Workers from the ministry arrive at the crowded camps with 200 boxes of food, clothing and water for people living in several hundred tent. Sadly, the needs of the refugees often far outstrip the ministry’s resources and ability to help.

However, in addition to seeking to provide for the physical needs of the refugees, the ministry also works to share the Gospel. After providing aid one week, they will ask if they can include Bibles in the next week’s box of aid. The answer is always, “Yes.”

So far, the workers have seen 112 people put their faith in Jesus, with 20 being baptised. Because of the dangers present in the camps, the refugees who were baptised have been relocated to three “safe houses” for discipleship, while the others remain secret Christians in the tents.

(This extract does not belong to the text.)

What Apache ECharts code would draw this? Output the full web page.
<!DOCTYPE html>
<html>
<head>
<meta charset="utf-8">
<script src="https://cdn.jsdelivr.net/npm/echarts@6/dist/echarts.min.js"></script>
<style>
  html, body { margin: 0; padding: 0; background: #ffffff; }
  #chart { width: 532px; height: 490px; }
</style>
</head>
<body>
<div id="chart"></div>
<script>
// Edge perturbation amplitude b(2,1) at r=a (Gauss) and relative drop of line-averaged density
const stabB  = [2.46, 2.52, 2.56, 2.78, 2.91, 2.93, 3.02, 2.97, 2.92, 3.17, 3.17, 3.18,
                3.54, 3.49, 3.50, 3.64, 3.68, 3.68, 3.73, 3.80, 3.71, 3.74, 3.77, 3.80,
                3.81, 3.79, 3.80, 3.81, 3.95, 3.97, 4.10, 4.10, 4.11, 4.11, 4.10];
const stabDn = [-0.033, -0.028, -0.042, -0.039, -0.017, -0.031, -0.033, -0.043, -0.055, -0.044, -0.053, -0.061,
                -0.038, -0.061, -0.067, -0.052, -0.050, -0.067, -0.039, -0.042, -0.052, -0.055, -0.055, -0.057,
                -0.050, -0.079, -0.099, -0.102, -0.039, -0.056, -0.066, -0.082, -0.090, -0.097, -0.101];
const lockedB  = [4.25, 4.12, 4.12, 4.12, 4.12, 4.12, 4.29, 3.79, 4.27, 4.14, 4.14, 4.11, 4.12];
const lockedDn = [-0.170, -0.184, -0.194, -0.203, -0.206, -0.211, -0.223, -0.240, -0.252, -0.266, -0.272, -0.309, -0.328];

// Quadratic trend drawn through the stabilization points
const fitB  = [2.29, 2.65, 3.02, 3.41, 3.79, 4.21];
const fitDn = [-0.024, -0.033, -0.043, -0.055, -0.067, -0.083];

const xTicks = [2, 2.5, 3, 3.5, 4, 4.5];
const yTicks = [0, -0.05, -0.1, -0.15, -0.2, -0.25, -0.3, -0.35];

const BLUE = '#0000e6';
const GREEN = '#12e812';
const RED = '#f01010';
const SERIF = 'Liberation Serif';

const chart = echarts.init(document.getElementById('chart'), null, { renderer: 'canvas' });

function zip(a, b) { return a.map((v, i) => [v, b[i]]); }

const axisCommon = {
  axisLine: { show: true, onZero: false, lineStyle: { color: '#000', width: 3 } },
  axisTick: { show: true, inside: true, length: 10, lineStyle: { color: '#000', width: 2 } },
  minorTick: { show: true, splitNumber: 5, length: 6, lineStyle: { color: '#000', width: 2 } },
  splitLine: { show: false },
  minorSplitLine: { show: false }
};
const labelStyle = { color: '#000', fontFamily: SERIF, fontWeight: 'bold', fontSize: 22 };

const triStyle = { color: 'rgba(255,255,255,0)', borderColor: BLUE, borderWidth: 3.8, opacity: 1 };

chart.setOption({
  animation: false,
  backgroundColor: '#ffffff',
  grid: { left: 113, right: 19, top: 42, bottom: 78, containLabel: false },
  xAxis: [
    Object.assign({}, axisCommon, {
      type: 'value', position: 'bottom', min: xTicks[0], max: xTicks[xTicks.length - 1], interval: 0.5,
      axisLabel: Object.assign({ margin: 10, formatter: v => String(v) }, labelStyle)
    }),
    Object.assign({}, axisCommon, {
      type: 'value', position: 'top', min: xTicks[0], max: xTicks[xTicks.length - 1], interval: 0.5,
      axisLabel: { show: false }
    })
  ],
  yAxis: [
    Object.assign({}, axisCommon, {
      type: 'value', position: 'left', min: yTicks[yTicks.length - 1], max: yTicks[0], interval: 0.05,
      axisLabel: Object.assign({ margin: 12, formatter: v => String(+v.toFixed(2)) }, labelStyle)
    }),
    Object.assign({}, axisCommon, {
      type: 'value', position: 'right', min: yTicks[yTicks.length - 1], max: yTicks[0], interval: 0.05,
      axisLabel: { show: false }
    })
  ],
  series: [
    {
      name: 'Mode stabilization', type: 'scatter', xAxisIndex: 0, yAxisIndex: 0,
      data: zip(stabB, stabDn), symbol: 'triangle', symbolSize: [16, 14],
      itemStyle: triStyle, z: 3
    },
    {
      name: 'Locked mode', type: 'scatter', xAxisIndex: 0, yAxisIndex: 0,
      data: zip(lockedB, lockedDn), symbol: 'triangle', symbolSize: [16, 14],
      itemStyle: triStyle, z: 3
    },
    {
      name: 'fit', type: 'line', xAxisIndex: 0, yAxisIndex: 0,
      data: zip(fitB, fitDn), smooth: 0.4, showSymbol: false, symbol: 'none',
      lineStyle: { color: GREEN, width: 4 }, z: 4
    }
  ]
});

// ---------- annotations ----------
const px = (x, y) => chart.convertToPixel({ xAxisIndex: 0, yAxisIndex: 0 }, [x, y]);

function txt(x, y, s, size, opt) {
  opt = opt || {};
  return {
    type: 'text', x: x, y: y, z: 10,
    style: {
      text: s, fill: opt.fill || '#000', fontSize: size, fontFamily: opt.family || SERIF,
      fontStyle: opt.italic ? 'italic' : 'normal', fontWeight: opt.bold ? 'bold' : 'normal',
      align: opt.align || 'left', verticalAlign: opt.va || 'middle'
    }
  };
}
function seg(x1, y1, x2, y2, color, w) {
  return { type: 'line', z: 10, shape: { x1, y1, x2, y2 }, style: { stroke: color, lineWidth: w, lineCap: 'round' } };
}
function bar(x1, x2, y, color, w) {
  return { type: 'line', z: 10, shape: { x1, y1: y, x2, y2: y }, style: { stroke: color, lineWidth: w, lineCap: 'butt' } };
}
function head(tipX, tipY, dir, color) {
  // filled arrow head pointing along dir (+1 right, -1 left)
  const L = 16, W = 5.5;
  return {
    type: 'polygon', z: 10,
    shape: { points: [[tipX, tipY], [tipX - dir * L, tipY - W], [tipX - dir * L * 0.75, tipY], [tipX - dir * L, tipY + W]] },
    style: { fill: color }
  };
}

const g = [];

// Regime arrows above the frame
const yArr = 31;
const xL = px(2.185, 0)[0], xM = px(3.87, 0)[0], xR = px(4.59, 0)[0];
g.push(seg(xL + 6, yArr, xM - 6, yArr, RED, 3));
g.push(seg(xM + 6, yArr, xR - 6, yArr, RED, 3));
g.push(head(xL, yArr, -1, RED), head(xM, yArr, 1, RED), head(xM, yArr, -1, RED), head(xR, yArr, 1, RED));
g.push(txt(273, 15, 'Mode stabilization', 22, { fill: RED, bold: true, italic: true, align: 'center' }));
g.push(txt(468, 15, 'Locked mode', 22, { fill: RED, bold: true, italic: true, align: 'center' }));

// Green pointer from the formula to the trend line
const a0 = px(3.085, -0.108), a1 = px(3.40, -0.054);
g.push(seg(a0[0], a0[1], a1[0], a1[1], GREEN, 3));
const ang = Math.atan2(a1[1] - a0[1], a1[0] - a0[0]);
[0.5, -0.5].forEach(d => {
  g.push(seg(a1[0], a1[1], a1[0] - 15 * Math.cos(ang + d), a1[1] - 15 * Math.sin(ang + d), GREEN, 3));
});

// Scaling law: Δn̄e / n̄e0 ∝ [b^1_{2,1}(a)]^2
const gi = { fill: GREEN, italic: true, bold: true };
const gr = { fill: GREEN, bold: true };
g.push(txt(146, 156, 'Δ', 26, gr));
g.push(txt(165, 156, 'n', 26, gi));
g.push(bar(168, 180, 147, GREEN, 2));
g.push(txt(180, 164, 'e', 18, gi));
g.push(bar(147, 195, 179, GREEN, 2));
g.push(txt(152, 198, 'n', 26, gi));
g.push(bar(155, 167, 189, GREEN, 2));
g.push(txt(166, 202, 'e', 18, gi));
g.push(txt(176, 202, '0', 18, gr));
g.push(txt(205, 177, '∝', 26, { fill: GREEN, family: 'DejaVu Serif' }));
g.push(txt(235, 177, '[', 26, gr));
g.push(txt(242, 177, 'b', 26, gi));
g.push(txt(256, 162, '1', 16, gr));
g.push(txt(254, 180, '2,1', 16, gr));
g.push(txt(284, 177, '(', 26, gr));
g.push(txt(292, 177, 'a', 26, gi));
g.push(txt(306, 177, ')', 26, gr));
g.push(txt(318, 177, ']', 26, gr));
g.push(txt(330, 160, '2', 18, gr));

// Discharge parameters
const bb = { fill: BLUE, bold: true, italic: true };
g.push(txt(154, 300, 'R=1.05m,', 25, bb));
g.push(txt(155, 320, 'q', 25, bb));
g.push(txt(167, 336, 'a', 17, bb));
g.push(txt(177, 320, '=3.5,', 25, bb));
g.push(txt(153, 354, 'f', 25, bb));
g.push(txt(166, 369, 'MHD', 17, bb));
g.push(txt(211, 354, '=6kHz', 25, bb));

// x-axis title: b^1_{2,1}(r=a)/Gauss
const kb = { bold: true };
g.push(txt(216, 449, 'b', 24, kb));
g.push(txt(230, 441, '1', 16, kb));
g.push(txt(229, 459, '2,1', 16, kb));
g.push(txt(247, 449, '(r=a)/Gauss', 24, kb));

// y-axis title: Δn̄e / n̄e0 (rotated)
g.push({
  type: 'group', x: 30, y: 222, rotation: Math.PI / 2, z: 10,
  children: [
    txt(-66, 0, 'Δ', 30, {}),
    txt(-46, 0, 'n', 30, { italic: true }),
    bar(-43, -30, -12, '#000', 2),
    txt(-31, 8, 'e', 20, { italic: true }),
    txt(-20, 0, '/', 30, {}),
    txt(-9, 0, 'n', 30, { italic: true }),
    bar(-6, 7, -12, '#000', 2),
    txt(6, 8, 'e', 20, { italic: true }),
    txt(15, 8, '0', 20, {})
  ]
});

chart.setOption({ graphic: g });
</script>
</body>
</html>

“We’re risking our lives to share the gospel with them, but we don’t want to risk their lives,” the director added. “Once they receive Jesus Christ, they are in danger of the radicals in the camp. So in one safe house we have 12 family members who received Jesus, but they’re living in one room.”

Sharing the Gospel does not come without risk: aid workers say they are confident that if jihadists in the camps found out they were talking about Jesus in the tents, they would kill them.

“If certain people saw us sharing the gospel, they would tell the radicals,” the director said. “Even the [Turkish] government would stop us – they would be tracking us, ban us from everything, charge us with false crimes, put us in prison.”

  • Give thanks for the faithful workers in this ministry in Turkey. Pray for their protection as they serve the refugees and share the Gospel with them. Pray that they will continue to see fruit for their ministry, and many lives finding new hope and healing through Christ.
  • Give thanks for those who have put their trust in Jesus. Pray that the witness of their faith, all be it often a silent witness, will draw many others to know the Truth of Jesus, His grace, healing and hope for their lives.
  • Pray for the jihadists who are in the camps, that they will have their hearts turned and eyes opened to recognise Jesus Christ as Lord.
  • Pray for more workers to heed the call to go to minister amongst refugees, where the fields are ripe for harvest, but the workers are so few.

Luke 10 vs 2: “He said to them, ‘The harvest is plentiful, but the labourers are few; therefore ask the Lord of the harvest to send out labourers into his harvest.”